(Former Strip Club) Accessing Viability of Commerical Real Estate

10 Replies

Hi everyone,

I'm considering (using the term very loosely) venturing into the commerical real estate market. I came across an abandoned brick building in downtown Louisville that's right across the street from our federal courthouse. 

Not knowing the history of the property, i thought it would make a great law firm or insurance agency. Later found out that the place used to be a strip club that got shut down in 2010 after a raid. 

Regardless, i think the place has potential. I sent a letter to the owner asking to walk through the property. 

This leads me to my question: how do you access the market for commercial real estate? Meaning, how can i determine who the property could be let to and at what price?

I've done this exercise with residential, but it seems altogether different with commerical. Any advice the community could offer would be much appreciated.

Felix

Can you start the rumor that there are still ghosts from the previous establishment, that are haunting the venue? Then you'd have to figure out what kind of business normally attracts single men, that don't want to be seen at a strip club ;-)

@Latravis Brazil I was there (Gene Snyder) today working in bankruptcy court. I usually park by the White Castle over there. I've seen the building before, but I actually stopped to look today. I'll have to stop by to introduce myself next time I'm there.

The fact that it used to be a strip club is IMO relatively irrelevant. What is relevant is that it has been vacant for 6 years now. To me this shows very little demand in the building and it would be nearly impossible to get financed.

@Felix Sharpe - I imagine the previous use could be a draw in the right circumstances...  Coming soon, T&A PLLC!  

You can look up the zoning on the PVA which will tell you what it can be used for.  Commercial is great due to low headaches and the ability to offload minor maintenance (or sometimes all maintenance) to the tenant, but that's only if you can get it rented.  does it have any parking?  I know that can be a challenge downtown.  

Best,

 - Chuck

The key to this project may be first, if there are any issues with the building. It may be the property has some issues which is why it has been vacant for so long Second, any property is viable for financing if you can acquire for the right price and secure a good tenant. 

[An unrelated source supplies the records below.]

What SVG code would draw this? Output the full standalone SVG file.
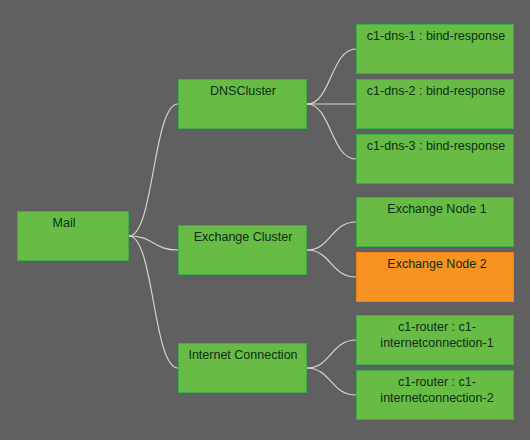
<svg xmlns="http://www.w3.org/2000/svg" width="530" height="440" viewBox="0 0 530 440">
<style>
.n{fill:#68bc45;stroke:#3cae48;stroke-width:1}
.o{fill:#f69322;stroke:#e8861c;stroke-width:1}
.t{font-family:"Liberation Sans",Arial,sans-serif;font-size:12.5px;fill:#0e2e16;text-anchor:middle}
.c{fill:none;stroke:#d9d6c6;stroke-width:1.2}
</style>
<rect width="530" height="440" fill="#606060"/>
<g id="connectors">
<path class="c" d="M129 236 C154 236,153 104,178 104"/>
<path class="c" d="M129 236 C154 236,153 250,178 250"/>
<path class="c" d="M129 236 C154 236,153 368,178 368"/>
<path class="c" d="M307 104 C331 104,331 49,356 49"/>
<path class="c" d="M307 104 L356 104"/>
<path class="c" d="M307 104 C331 104,331 159,356 159"/>
<path class="c" d="M307 250 C331 250,331 222,356 222"/>
<path class="c" d="M307 250 C331 250,331 277,356 277"/>
<path class="c" d="M307 368 C331 368,331 340,356 340"/>
<path class="c" d="M307 368 C331 368,331 395,356 395"/>
</g>
<g id="mail"><rect class="n" x="17.5" y="211.5" width="111" height="49"/><text class="t" x="64" y="227">Mail</text></g>
<g id="dnscluster"><rect class="n" x="178.5" y="79.5" width="128" height="49"/><text class="t" x="243" y="95">DNSCluster</text></g>
<g id="exchangecluster"><rect class="n" x="178.5" y="225.5" width="128" height="49"/><text class="t" x="243" y="241">Exchange Cluster</text></g>
<g id="internetconnection"><rect class="n" x="178.5" y="343.5" width="128" height="49"/><text class="t" x="243" y="359">Internet Connection</text></g>
<g id="dns1"><rect class="n" x="356.5" y="24.5" width="157" height="49"/><text class="t" x="436" y="40">c1-dns-1 : bind-response</text></g>
<g id="dns2"><rect class="n" x="356.5" y="79.5" width="157" height="49"/><text class="t" x="436" y="95">c1-dns-2 : bind-response</text></g>
<g id="dns3"><rect class="n" x="356.5" y="134.5" width="157" height="49"/><text class="t" x="436" y="150">c1-dns-3 : bind-response</text></g>
<g id="exnode1"><rect class="n" x="356.5" y="197.5" width="157" height="49"/><text class="t" x="437" y="213">Exchange Node 1</text></g>
<g id="exnode2"><rect class="o" x="356.5" y="252.5" width="157" height="49"/><text class="t" x="437" y="268">Exchange Node 2</text></g>
<g id="router1"><rect class="n" x="356.5" y="315.5" width="157" height="49"/><text class="t" x="437" y="331">c1-router : c1-</text><text class="t" x="437" y="347">internetconnection-1</text></g>
<g id="router2"><rect class="n" x="356.5" y="370.5" width="157" height="49"/><text class="t" x="437" y="386">c1-router : c1-</text><text class="t" x="437" y="402">internetconnection-2</text></g>
</svg>
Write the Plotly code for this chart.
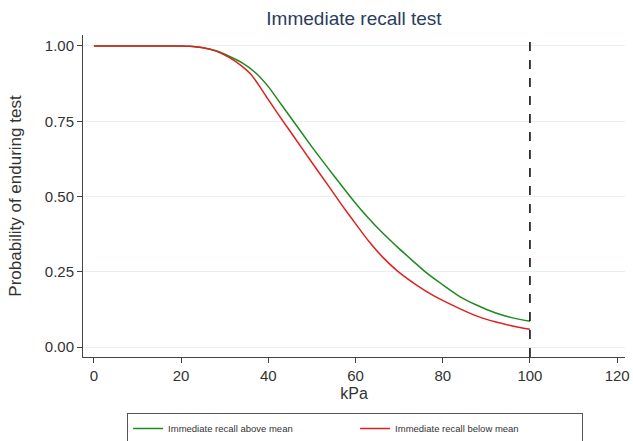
import plotly.graph_objects as go

# Kaplan-Meier style survival estimates, read at selected pressures (kPa)
kpa_above = [0, 20, 22, 25, 28, 31, 34, 37, 40, 42, 45, 50, 55, 60, 63, 66, 70, 73,
             76, 80, 84, 88, 92, 96, 100]
surv_above = [1.0, 1.0, 0.999, 0.994, 0.984, 0.966, 0.944, 0.912, 0.865, 0.825, 0.765,
              0.665, 0.570, 0.478, 0.428, 0.382, 0.327, 0.288, 0.250, 0.207, 0.167,
              0.138, 0.114, 0.097, 0.086]

kpa_below = [0, 20, 22, 25, 28, 31, 34, 36, 38, 40, 43, 46, 50, 54, 57, 60, 63, 66,
             69.5, 74, 78, 84, 88, 92, 96, 100]
surv_below = [1.0, 1.0, 0.999, 0.994, 0.983, 0.962, 0.932, 0.906, 0.866, 0.822, 0.758,
              0.696, 0.613, 0.531, 0.469, 0.410, 0.352, 0.302, 0.254, 0.206, 0.170,
              0.127, 0.102, 0.084, 0.070, 0.059]

series_names = ["Immediate recall above mean", "Immediate recall below mean"]
series_colors = ["#1f8a1f", "#e02020"]

x_ticks = [0, 20, 40, 60, 80, 100, 120]
y_ticks = [0.0, 0.25, 0.5, 0.75, 1.0]
y_ticklabels = ["0.00", "0.25", "0.50", "0.75", "1.00"]
cutoff_kpa = 100

FONT = "Arial, Liberation Sans, Helvetica, sans-serif"

fig = go.Figure()
for xs, ys, name, color in [(kpa_above, surv_above, series_names[0], series_colors[0]),
                            (kpa_below, surv_below, series_names[1], series_colors[1])]:
    fig.add_trace(go.Scatter(x=xs, y=ys, mode="lines", name=name,
                             line=dict(color=color, width=1.5, shape="spline",
                                       smoothing=0.6)))

fig.add_shape(type="line", xref="x", yref="paper", x0=cutoff_kpa, x1=cutoff_kpa,
              y0=0, y1=1, line=dict(color="black", width=1.5, dash="dash"))

axis_common = dict(
    showline=True, linecolor="#444444", linewidth=1,
    ticks="outside", ticklen=5, tickcolor="#444444", tickwidth=1,
    tickfont=dict(family=FONT, size=15, color="#333333"),
    zeroline=False, automargin=False,
)

fig.update_layout(
    width=633, height=441,
    margin=dict(l=83, r=8, t=35, b=84),
    paper_bgcolor="white", plot_bgcolor="white",
    title=dict(text="Immediate recall test", x=0.5, xref="paper", xanchor="center",
               y=0.958, yanchor="middle",
               font=dict(family=FONT, size=19, color="#2c3d5e")),
    xaxis=dict(range=[-2.5, 121.8], tickvals=x_ticks, showgrid=False,
               title=dict(text="kPa", font=dict(family=FONT, size=16, color="#333333"),
                          standoff=4),
               **axis_common),
    yaxis=dict(range=[-0.033, 1.0365], tickvals=y_ticks, ticktext=y_ticklabels,
               showgrid=True, gridcolor="#e6eff1", gridwidth=1,
               title=dict(text="Probability of enduring test",
                          font=dict(family=FONT, size=17, color="#333333"),
                          standoff=18),
               **axis_common),
    showlegend=True,
    legend=dict(orientation="h", x=0.502, xanchor="center",
                yref="container", y=1 - 413 / 441, yanchor="top",
                bordercolor="#555555", borderwidth=1, bgcolor="white",
                entrywidth=182, entrywidthmode="pixels",
                font=dict(family=FONT, size=9.5, color="#333333")),
)

fig.write_html("out.html")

I would start with speaking with the owner then making them disclose any potential issues they were aware of. Next I would try and negotiate a very favorable price with strong contingencies. Finally once under contract I would try and find a strong tenant that would commit to leasing the property.

Best of luck

Originally posted by @Felix Sharpe :

Hi everyone,

I'm considering (using the term very loosely) venturing into the commerical real estate market. I came across an abandoned brick building in downtown Louisville that's right across the street from our federal courthouse. 

Not knowing the history of the property, i thought it would make a great law firm or insurance agency. Later found out that the place used to be a strip club that got shut down in 2010 after a raid. 

Regardless, i think the place has potential. I sent a letter to the owner asking to walk through the property. 

This leads me to my question: how do you access the market for commercial real estate? Meaning, how can i determine who the property could be let to and at what price?

I've done this exercise with residential, but it seems altogether different with commerical. Any advice the community could offer would be much appreciated.

Felix

 Understand what is structural. For example, the steel posts are for structural support; the brass ones are not.

Having been a former strip club, at least the attorneys, judges and political leaders know the building.

You can find cap rates of competing space from commercial brokerages like CBRE. Loop et might give you some insight, too.

If this was constructed as a special or single purpose building as a bowling alley or theater might be, the seller has fewer choices among buyers or tenants. Same as a hotel/motel property owner must find managing operators or a franchisee.

Financing is always tricky in these properties. Get the longest term that you can afford. Seller financing is not only preferable, it might be the only type available (unless the SBA revives their SCFP - Strip Club Financing Program).